▶ _Written request_
Return the material exactly, first line through the line containing "Serif', 'Times New", and nothing more. Pictures stay out.

▶ _Dataset section_

========

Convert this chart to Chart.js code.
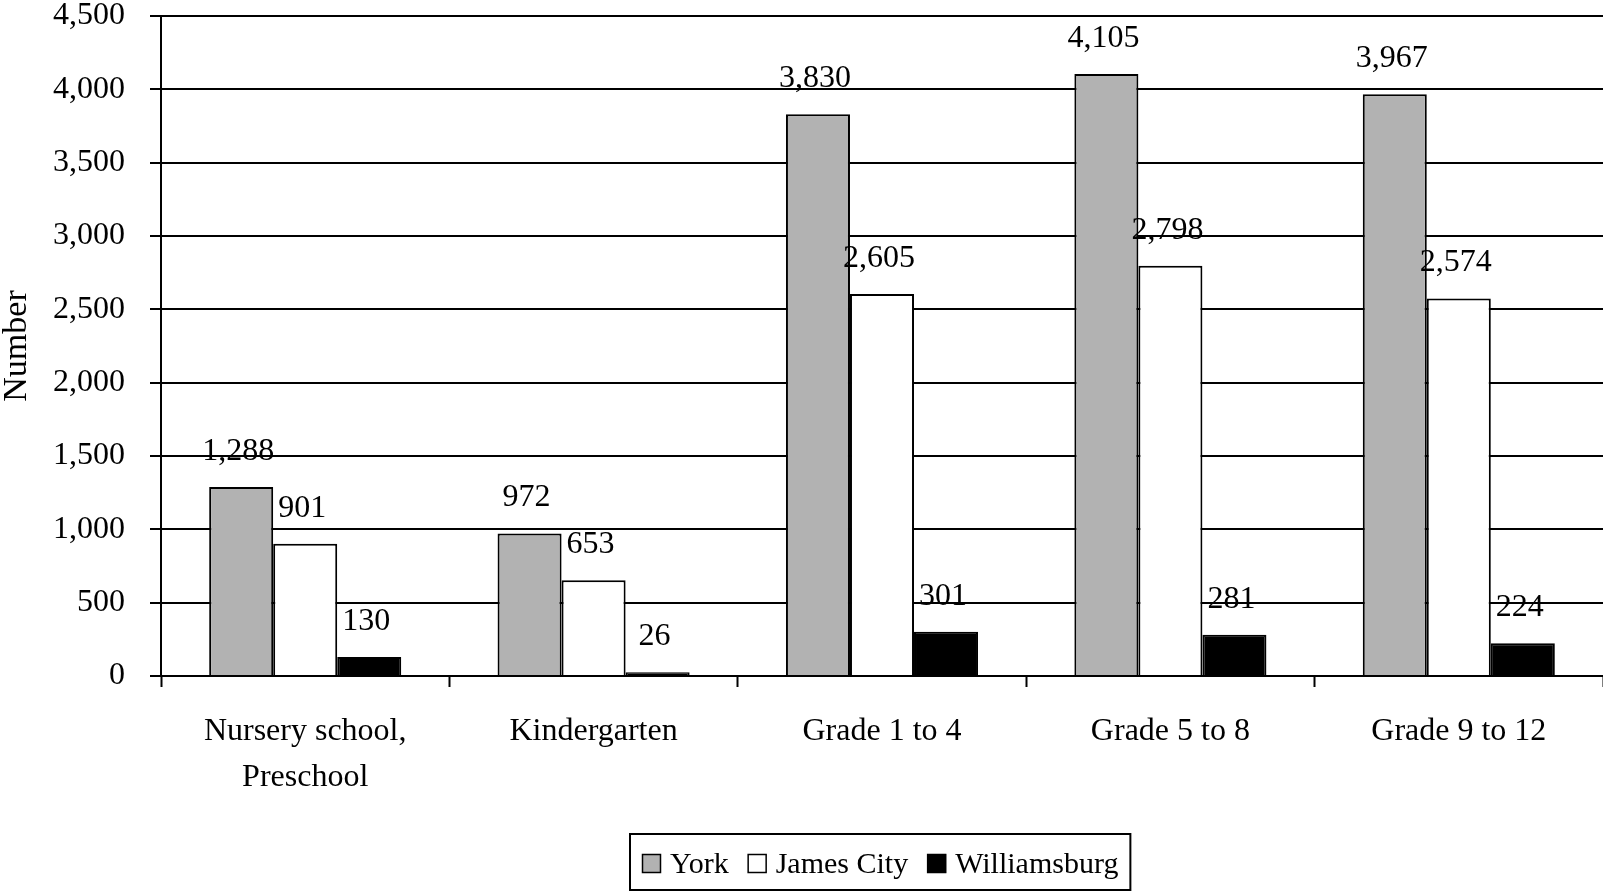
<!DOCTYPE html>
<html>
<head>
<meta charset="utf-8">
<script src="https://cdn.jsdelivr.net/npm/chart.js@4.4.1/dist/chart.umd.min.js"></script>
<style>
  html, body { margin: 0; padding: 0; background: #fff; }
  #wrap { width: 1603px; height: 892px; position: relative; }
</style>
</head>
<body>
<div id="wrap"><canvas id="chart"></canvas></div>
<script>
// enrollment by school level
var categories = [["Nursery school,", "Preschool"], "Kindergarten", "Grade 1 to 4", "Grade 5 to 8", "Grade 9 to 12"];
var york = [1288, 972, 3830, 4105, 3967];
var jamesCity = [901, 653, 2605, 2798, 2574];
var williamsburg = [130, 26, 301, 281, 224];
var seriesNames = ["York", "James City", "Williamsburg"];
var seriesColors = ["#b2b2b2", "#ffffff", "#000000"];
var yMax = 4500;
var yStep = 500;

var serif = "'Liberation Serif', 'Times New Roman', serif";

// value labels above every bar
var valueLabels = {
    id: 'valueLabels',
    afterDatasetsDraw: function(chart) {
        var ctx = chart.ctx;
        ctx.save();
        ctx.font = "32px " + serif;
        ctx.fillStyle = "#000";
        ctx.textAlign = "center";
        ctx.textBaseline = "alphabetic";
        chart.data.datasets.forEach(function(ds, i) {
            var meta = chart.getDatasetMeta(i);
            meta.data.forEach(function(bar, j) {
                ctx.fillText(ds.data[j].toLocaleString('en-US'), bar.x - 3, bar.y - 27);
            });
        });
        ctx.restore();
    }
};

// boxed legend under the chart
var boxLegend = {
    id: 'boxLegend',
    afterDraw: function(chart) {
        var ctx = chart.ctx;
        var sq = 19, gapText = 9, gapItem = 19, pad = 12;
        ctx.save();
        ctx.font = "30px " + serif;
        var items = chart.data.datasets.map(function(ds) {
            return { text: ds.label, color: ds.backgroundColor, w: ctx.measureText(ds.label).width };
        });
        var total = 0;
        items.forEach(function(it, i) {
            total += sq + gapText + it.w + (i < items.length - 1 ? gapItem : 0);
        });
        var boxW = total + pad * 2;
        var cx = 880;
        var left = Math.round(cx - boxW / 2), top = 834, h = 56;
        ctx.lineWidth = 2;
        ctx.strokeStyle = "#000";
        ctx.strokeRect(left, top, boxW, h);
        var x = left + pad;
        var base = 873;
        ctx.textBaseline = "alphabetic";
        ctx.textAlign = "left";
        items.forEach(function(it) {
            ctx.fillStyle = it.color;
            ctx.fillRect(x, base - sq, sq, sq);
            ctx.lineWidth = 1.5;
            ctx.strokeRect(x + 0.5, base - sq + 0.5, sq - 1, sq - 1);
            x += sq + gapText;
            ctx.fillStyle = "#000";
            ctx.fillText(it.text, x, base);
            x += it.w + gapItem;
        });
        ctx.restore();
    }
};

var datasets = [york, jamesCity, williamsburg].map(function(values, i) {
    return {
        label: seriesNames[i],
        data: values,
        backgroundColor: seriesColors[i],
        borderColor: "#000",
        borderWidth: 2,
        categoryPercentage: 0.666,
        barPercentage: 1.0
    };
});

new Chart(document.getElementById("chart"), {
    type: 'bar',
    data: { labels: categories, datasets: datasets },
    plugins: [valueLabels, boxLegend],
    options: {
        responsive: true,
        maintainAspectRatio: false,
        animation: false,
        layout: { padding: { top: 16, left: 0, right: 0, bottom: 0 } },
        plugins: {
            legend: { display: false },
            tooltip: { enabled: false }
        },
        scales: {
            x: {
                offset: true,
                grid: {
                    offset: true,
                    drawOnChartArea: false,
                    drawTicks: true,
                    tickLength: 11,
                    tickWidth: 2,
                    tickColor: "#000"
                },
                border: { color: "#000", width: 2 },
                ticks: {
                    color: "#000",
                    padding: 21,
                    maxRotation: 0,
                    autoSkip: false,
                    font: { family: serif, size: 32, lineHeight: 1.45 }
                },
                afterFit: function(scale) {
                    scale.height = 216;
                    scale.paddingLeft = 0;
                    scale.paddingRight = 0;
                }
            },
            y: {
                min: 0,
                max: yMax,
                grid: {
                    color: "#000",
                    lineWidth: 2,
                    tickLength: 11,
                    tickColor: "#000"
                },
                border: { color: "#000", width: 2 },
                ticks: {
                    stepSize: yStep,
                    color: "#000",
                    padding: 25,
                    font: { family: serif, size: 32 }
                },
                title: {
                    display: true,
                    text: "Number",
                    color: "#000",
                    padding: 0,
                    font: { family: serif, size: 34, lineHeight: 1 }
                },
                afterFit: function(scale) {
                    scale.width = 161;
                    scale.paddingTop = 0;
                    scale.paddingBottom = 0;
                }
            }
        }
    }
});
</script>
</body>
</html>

========

▶ _Solution to this task_
Convert this chart to Chart.js code.
<!DOCTYPE html>
<html>
<head>
<meta charset="utf-8">
<script src="https://cdn.jsdelivr.net/npm/chart.js@4.4.1/dist/chart.umd.min.js"></script>
<style>
  html, body { margin: 0; padding: 0; background: #fff; }
  #wrap { width: 1603px; height: 892px; position: relative; }
</style>
</head>
<body>
<div id="wrap"><canvas id="chart"></canvas></div>
<script>
// enrollment by school level
var categories = [["Nursery school,", "Preschool"], "Kindergarten", "Grade 1 to 4", "Grade 5 to 8", "Grade 9 to 12"];
var york = [1288, 972, 3830, 4105, 3967];
var jamesCity = [901, 653, 2605, 2798, 2574];
var williamsburg = [130, 26, 301, 281, 224];
var seriesNames = ["York", "James City", "Williamsburg"];
var seriesColors = ["#b2b2b2", "#ffffff", "#000000"];
var yMax = 4500;
var yStep = 500;

var serif = "'Liberation Serif', 'Times New Roman', serif";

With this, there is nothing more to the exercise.